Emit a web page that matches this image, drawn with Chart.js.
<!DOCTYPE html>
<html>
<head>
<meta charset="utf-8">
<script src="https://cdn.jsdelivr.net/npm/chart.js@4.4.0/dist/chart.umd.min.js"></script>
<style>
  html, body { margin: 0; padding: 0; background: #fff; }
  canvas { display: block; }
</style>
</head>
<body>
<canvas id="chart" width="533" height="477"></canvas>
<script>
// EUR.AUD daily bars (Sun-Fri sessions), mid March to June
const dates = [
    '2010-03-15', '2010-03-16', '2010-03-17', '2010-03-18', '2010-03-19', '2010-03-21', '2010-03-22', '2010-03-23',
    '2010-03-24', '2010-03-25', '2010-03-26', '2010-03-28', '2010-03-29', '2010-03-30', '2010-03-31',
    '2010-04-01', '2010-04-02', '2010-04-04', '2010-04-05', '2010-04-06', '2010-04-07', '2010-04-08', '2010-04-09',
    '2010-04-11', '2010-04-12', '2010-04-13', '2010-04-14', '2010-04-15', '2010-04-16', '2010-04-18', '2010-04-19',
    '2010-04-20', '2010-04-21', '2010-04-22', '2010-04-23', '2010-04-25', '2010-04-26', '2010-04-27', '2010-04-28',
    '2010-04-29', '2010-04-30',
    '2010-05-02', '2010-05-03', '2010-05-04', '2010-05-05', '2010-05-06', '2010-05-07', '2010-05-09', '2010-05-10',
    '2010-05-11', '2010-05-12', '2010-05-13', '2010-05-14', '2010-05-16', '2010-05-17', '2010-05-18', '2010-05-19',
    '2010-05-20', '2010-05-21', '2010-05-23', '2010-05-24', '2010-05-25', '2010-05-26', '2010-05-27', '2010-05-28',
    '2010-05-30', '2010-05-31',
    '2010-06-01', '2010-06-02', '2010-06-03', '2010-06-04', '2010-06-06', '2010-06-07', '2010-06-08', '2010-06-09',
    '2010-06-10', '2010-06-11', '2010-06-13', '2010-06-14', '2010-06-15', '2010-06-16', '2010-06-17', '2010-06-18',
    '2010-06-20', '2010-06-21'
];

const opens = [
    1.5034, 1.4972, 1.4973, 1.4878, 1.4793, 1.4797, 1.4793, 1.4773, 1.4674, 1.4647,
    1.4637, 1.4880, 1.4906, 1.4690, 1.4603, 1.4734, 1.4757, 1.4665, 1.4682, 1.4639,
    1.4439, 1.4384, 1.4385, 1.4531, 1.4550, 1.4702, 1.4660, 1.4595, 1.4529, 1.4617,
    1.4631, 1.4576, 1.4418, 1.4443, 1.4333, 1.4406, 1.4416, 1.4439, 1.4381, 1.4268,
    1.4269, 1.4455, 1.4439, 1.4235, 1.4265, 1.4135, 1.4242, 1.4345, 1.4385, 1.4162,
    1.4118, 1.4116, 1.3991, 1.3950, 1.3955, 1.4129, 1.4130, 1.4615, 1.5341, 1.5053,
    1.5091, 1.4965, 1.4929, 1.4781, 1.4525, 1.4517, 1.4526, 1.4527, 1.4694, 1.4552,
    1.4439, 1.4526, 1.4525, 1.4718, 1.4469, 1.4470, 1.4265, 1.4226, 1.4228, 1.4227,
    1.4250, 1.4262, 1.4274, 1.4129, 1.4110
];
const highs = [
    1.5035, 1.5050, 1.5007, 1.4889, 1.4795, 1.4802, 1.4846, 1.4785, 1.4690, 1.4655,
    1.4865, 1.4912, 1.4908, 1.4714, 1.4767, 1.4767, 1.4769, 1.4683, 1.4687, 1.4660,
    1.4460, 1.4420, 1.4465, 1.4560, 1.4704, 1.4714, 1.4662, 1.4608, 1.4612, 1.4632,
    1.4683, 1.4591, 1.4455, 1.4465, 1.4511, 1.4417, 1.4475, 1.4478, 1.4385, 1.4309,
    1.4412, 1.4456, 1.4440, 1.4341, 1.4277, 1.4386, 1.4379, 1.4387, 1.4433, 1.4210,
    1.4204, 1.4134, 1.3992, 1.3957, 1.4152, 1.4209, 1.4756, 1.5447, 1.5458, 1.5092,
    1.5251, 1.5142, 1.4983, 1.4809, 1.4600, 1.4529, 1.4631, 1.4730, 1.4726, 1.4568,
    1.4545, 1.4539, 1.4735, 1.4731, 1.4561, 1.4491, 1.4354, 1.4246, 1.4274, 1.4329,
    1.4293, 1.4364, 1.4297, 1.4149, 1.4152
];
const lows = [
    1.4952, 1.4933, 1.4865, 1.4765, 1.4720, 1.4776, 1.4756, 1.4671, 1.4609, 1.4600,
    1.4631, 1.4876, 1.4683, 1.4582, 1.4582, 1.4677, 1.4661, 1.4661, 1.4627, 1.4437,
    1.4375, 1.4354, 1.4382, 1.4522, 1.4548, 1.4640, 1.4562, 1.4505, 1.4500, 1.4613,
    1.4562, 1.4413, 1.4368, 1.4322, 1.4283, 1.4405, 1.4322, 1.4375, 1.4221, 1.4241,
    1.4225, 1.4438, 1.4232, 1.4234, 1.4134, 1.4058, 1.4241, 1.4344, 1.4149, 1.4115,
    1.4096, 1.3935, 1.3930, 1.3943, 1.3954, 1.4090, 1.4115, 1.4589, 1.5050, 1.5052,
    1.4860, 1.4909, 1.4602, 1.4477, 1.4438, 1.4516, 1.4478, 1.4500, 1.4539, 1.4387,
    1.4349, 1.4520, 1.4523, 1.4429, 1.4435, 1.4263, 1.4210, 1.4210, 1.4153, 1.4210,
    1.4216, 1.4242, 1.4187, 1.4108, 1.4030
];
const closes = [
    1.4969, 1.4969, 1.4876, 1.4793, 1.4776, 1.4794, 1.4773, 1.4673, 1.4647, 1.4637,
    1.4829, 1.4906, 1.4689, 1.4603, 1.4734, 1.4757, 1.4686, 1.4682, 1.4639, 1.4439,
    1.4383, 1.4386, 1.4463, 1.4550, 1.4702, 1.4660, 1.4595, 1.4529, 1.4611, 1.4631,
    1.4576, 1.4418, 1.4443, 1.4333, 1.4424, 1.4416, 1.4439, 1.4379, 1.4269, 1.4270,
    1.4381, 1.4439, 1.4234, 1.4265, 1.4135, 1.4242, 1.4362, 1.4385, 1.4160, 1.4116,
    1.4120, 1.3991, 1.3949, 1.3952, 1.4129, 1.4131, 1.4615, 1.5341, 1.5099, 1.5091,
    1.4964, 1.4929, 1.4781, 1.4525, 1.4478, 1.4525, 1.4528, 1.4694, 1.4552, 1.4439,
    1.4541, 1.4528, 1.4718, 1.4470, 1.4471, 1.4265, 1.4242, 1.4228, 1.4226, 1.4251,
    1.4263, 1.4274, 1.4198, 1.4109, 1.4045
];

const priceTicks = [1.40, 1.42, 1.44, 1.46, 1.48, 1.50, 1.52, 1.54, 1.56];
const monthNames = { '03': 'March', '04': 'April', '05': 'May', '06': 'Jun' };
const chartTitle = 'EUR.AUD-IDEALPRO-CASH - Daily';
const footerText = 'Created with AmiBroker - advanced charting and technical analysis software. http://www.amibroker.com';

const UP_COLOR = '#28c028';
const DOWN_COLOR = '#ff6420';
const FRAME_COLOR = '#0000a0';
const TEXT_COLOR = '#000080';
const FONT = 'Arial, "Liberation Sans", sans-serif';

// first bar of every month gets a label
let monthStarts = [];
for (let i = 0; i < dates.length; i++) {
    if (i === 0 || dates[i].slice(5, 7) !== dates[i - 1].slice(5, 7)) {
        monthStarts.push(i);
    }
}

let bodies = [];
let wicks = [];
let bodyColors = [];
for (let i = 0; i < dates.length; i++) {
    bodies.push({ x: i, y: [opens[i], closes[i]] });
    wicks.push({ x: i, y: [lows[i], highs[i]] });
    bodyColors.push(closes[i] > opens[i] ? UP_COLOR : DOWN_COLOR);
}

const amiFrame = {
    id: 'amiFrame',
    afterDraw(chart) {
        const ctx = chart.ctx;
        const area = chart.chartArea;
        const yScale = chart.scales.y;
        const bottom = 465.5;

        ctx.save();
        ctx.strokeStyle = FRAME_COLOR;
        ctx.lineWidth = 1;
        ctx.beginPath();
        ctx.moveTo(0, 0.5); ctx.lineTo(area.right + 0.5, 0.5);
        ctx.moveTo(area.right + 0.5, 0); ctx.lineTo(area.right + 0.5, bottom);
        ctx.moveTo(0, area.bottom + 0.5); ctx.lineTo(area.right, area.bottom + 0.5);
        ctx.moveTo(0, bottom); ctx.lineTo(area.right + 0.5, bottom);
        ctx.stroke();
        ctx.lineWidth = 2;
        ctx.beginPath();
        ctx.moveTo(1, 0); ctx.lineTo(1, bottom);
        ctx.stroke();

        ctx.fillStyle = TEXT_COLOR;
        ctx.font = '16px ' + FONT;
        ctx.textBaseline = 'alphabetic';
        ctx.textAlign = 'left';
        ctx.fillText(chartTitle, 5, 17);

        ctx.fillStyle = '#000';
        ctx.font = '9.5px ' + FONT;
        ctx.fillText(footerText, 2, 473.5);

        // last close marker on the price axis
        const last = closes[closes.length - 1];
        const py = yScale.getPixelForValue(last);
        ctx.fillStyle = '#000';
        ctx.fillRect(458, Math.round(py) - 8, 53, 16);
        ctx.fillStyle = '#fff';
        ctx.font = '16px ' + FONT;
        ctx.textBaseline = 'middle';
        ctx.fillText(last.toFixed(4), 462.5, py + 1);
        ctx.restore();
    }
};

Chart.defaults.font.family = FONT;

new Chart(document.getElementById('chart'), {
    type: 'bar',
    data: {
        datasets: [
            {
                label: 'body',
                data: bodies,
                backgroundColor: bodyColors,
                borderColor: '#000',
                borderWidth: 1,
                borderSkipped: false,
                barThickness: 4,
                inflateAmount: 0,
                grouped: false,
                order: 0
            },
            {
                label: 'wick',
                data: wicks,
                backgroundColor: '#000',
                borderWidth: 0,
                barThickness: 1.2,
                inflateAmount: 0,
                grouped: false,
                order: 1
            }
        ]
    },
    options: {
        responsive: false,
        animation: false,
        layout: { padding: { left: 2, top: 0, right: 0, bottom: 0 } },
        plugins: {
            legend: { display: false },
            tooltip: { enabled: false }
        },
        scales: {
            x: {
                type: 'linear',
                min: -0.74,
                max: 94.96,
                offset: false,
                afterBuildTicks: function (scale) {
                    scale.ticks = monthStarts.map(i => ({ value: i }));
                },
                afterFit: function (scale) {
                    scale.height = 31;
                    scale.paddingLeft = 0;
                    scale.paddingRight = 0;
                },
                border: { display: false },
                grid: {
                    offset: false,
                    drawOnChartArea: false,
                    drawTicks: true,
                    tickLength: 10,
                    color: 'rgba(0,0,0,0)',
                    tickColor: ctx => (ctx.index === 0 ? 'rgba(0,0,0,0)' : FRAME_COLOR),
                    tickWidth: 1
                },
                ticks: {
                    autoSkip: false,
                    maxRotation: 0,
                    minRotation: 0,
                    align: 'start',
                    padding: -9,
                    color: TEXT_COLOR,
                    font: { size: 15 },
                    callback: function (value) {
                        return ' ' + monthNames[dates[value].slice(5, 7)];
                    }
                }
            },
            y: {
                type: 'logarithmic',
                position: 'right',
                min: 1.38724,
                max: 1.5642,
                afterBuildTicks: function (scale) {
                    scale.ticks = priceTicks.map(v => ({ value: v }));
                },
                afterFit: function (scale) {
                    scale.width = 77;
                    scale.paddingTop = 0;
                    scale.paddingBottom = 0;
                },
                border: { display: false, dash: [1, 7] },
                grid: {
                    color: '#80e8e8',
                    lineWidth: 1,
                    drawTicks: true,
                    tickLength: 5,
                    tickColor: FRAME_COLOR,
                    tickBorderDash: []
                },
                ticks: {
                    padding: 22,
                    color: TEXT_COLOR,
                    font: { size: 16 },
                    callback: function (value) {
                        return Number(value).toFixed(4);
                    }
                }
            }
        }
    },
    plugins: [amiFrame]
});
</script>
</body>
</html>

::::

■ WHAT IS ASKED
From the data above, gather every line that includes the word "with".

■ REPLY
Emit a web page that matches this image, drawn with Chart.js.
const footerText = 'Created with AmiBroker - advanced charting and technical analysis software. http://www.amibroker.com';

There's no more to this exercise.